Oscars 2012: Best Picture

Perhaps the most unexciting category at the Oscars this year is Best Picture. Only two films were even in the conversation to begin with, and the momentum turned toward squarely toward just one of them in January.

Now for the diatribe. Maybe it was just the poor selection of Oscar-caliber films, but the new Best Picture voting system allowing for 5-10 films is a joke. A few of these films had no business being nominated.

Best Motion Picture of the Year

Prediction: “The Artist”

 

More and more in recent years, Best Picture has been linked to Best Director. Only twice in the last 10 years has one film not taken both awards (Ang Lee for “Brokeback Mountain” when “Crash” won Best Picture,  Roman Polanski for “The Pianist” when “Chicago” won Best Picture). And even in those two instances, the four losers were all at least nominated.

With that logic in mind, I should really be giving a zero percent chance of winning to The Help, War Horse, Moneyball and Extremely Loud and Incredibly Close, but they will have small bands of voters who loved them and would have otherwise nominated their directors.

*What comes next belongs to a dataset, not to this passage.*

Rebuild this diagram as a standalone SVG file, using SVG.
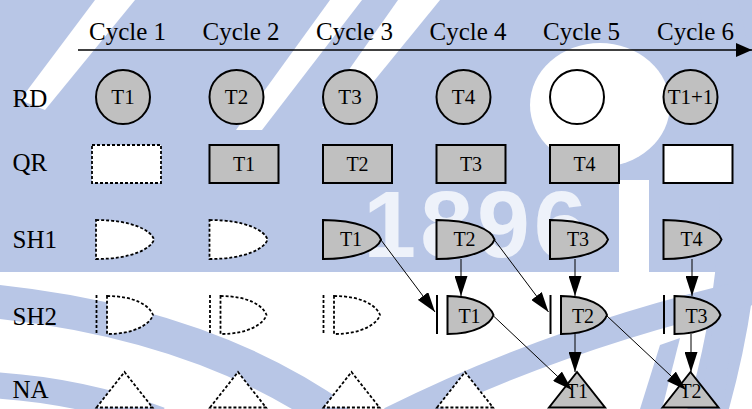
<svg xmlns="http://www.w3.org/2000/svg" width="752" height="409" viewBox="0 0 752 409">
<defs>
<style>
.t{font-family:"Liberation Serif","Times New Roman",serif;fill:#000}
.hd{font-size:25px;text-anchor:middle}
.rl{font-size:25px}
.nl{font-size:20px;text-anchor:middle}
.cl{font-size:21px;text-anchor:middle}
.g{fill:#c0c0c0;stroke:#000;stroke-width:2}
.w{fill:#fff;stroke:#000;stroke-width:2}
.d{fill:#fff;stroke:#000;stroke-width:1.8;stroke-dasharray:3 2}
.bar{stroke:#000;stroke-width:2}
.dbar{stroke:#000;stroke-width:1.8;stroke-dasharray:3 2}
.c{stroke:#000;stroke-width:1;fill:none;marker-end:url(#ah)}
.wm{fill:#b8c6e6}
.wms{fill:none;stroke:#b8c6e6}
</style>
<marker id="ah" markerUnits="userSpaceOnUse" markerWidth="20" markerHeight="13" refX="20" refY="6.5" orient="auto"><path d="M0,0 L20,6.5 L0,13 z" fill="#000"/></marker>
<marker id="axh" markerUnits="userSpaceOnUse" markerWidth="16" markerHeight="14" refX="16" refY="7" orient="auto"><path d="M0,0 L16,7 L0,14 z" fill="#000"/></marker>
<path id="sh1" d="M0,0 C35,0 55,10 58,19.5 C55,29 35,39 0,39 Z"/>
<path id="sh2" d="M11,0 C39,0 54,10 57,19 C54,28 39,38 11,38 Z"/>
<polygon id="tri" points="0.5,35.5 28.5,0 56.5,35.5"/>
</defs>
<g id="watermark">
<rect width="752" height="409" fill="#fff"/>
<rect class="wm" x="0" y="0" width="752" height="272"/>
<polygon fill="#fff" points="95,0 135,0 45,110 20,100"/>
<polygon fill="#fff" points="330,0 362,0 262,130 236,130"/>
<polygon fill="#fff" points="398,0 440,0 352,108 322,108"/>
<ellipse fill="#fff" cx="600" cy="105" rx="70" ry="62"/>
<rect fill="#fff" x="619" y="180" width="30" height="92"/>
<text x="477" y="257" font-family="Liberation Sans, Arial, sans-serif" font-size="95" font-weight="bold" letter-spacing="4" fill="#eef2fa" text-anchor="middle">1896</text>
<path class="wms" stroke-width="34" d="M-20,300 Q200,320 340,420"/>
<path class="wms" stroke-width="26" d="M-10,385 Q80,390 160,420"/>
<path class="wms" stroke-width="40" d="M715,-10 Q770,200 705,420"/>
<path class="wms" stroke-width="26" d="M390,420 Q560,335 760,290"/>
<polygon class="wm" points="640,409 660,345 680,338 662,409"/>
<polygon class="wm" points="700,409 712,330 732,325 724,409"/>
</g>
<g id="axis">
<line x1="78" y1="50" x2="752" y2="50" stroke="#000" stroke-width="1.4" marker-end="url(#axh)"/>
<text class="t hd" x="127.5" y="40">Cycle 1</text>
<text class="t hd" x="241" y="40">Cycle 2</text>
<text class="t hd" x="354.5" y="40">Cycle 3</text>
<text class="t hd" x="468" y="40">Cycle 4</text>
<text class="t hd" x="581.5" y="40">Cycle 5</text>
<text class="t hd" x="695.5" y="40">Cycle 6</text>
</g>
<g id="row-labels">
<text class="t rl" x="12.5" y="107">RD</text>
<text class="t rl" x="12.5" y="171">QR</text>
<text class="t rl" x="12.5" y="248">SH1</text>
<text class="t rl" x="12.5" y="325">SH2</text>
<text class="t rl" x="12.5" y="398">NA</text>
</g>
<g id="rd">
<g id="rd1"><circle class="g" cx="123" cy="97" r="27"/><text class="t cl" x="123" y="104">T1</text></g>
<g id="rd2"><circle class="g" cx="236.5" cy="97" r="27"/><text class="t cl" x="236.5" y="104">T2</text></g>
<g id="rd3"><circle class="g" cx="350" cy="97" r="27"/><text class="t cl" x="350" y="104">T3</text></g>
<g id="rd4"><circle class="g" cx="463.5" cy="97" r="27"/><text class="t cl" x="463.5" y="104">T4</text></g>
<g id="rd5"><circle class="w" cx="577" cy="97" r="27"/></g>
<g id="rd6"><circle class="g" cx="690.5" cy="97" r="27"/><text class="t cl" x="690.5" y="104">T1+1</text></g>
</g>
<g id="qr">
<g id="qr1"><rect class="d" x="92" y="145" width="69" height="38"/></g>
<g id="qr2"><rect class="g" x="209.5" y="145" width="69" height="38"/><text class="t nl" x="244" y="171">T1</text></g>
<g id="qr3"><rect class="g" x="323" y="145" width="69" height="38"/><text class="t nl" x="357.5" y="171">T2</text></g>
<g id="qr4"><rect class="g" x="436.5" y="145" width="69" height="38"/><text class="t nl" x="471" y="171">T3</text></g>
<g id="qr5"><rect class="g" x="550" y="145" width="69" height="38"/><text class="t nl" x="584.5" y="171">T4</text></g>
<g id="qr6"><rect class="w" x="663.5" y="145" width="69" height="38"/></g>
</g>
<g id="sh1row">
<g id="sh1-1"><use href="#sh1" class="d" x="96" y="220"/></g>
<g id="sh1-2"><use href="#sh1" class="d" x="209.5" y="220"/></g>
<g id="sh1-3"><use href="#sh1" class="g" x="323" y="220"/><text class="t nl" x="351" y="246">T1</text></g>
<g id="sh1-4"><use href="#sh1" class="g" x="436.5" y="220"/><text class="t nl" x="464.5" y="246">T2</text></g>
<g id="sh1-5"><use href="#sh1" class="g" x="550" y="220"/><text class="t nl" x="578" y="246">T3</text></g>
<g id="sh1-6"><use href="#sh1" class="g" x="663.5" y="220"/><text class="t nl" x="691.5" y="246">T4</text></g>
</g>
<g id="sh2row">
<g id="sh2-1"><line class="dbar" x1="96.5" y1="295" x2="96.5" y2="334"/><use href="#sh2" class="d" x="96" y="296"/></g>
<g id="sh2-2"><line class="dbar" x1="210" y1="295" x2="210" y2="334"/><use href="#sh2" class="d" x="209.5" y="296"/></g>
<g id="sh2-3"><line class="dbar" x1="323.5" y1="295" x2="323.5" y2="334"/><use href="#sh2" class="d" x="323" y="296"/></g>
<g id="sh2-4"><line class="bar" x1="437" y1="295" x2="437" y2="334"/><use href="#sh2" class="g" x="436.5" y="296"/><text class="t nl" x="469.5" y="322.5">T1</text></g>
<g id="sh2-5"><line class="bar" x1="550.5" y1="295" x2="550.5" y2="334"/><use href="#sh2" class="g" x="550" y="296"/><text class="t nl" x="583" y="322.5">T2</text></g>
<g id="sh2-6"><line class="bar" x1="664" y1="295" x2="664" y2="334"/><use href="#sh2" class="g" x="663.5" y="296"/><text class="t nl" x="696.5" y="322.5">T3</text></g>
</g>
<g id="narow">
<g id="na1"><use href="#tri" class="d" x="96" y="372"/></g>
<g id="na2"><use href="#tri" class="d" x="209.5" y="372"/></g>
<g id="na3"><use href="#tri" class="d" x="323" y="372"/></g>
<g id="na4"><use href="#tri" class="d" x="436.5" y="372"/></g>
<g id="na5"><use href="#tri" class="g" x="548.5" y="372"/><text class="t nl" x="577" y="398">T1</text></g>
<g id="na6"><use href="#tri" class="g" x="662" y="372"/><text class="t nl" x="690.5" y="398">T2</text></g>
</g>
<g id="connectors">
<line class="c" x1="461" y1="259" x2="461" y2="296"/>
<line class="c" x1="575" y1="259" x2="575" y2="296"/>
<line class="c" x1="692" y1="259" x2="692" y2="296"/>
<line class="c" x1="575" y1="334" x2="575" y2="372"/>
<line class="c" x1="691" y1="334" x2="691" y2="372"/>
<line class="c" x1="381" y1="240" x2="435" y2="312"/>
<line class="c" x1="494.5" y1="240" x2="548.5" y2="312"/>
<line class="c" x1="493.5" y1="316" x2="572" y2="390"/>
<line class="c" x1="607" y1="316" x2="686" y2="390"/>
</g>
</svg>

You have to especially knock down “Extremely Loud” and “War Horse,” as neither film received even a screenplay nod. I haven’t done all the research, but you’d struggle to find a Best Picture winner who didn’t have a nomination for Best Director of Best Screenplay. True, you could say the same for “The Help,” but Tate Taylor’s film looks to be walking away with two acting awards this year. “Moneyball” has an adapted screenplay nod, but despite it’s solid number of nominations looks to get completely shut out this year.

Of the remaining five contenders, The Tree of Life is the only film to not have a screenplay nomination. The film makes up for it by appealing to the artsy-fartsy voters who love rambling esoteric cinema art, but it would be the biggest surprise on the list to win Best Picture, unless it were to randomly steal Best Director.

I put Midnight and Paris and The Descendants on even ground, though the films couldn’t be further apart from each other in terms of subject matter and tone. Both films lack technical nominations, but are the favorites to with the screenplay awards. If “The Artist” should win Best Original Screenplay, however, you can turn off your TV because it’s a sweep.

Hugo has the most nominations thanks to its technical prowess. That said, it could win many of those awards and get stonewalled in the major categories. In addition to technical achievements, it would need a Best Director win to have a shot at the top prize. It has the second easiest path next to your front-runner.

The Artist is one of the most foregone conclusions in recent Oscar memory, at least since “Slumdog Millionaire.” It’s a crowd-pleaser, sometimes dramatic and serves as homage to classic Hollywood. What old white Academy voter wouldn’t be charmed?

You won’t hear about “The Artist” much in the technical categories in my estimation, but if you do, then it’s even more of a landslide victory than we imagined. I suspect it will take four Oscars. Best Picture, Best Director, Best Actor and Best Score. It could steal a fifth for Best Original Screenplay, but it could just as easily fall short in Best Actor.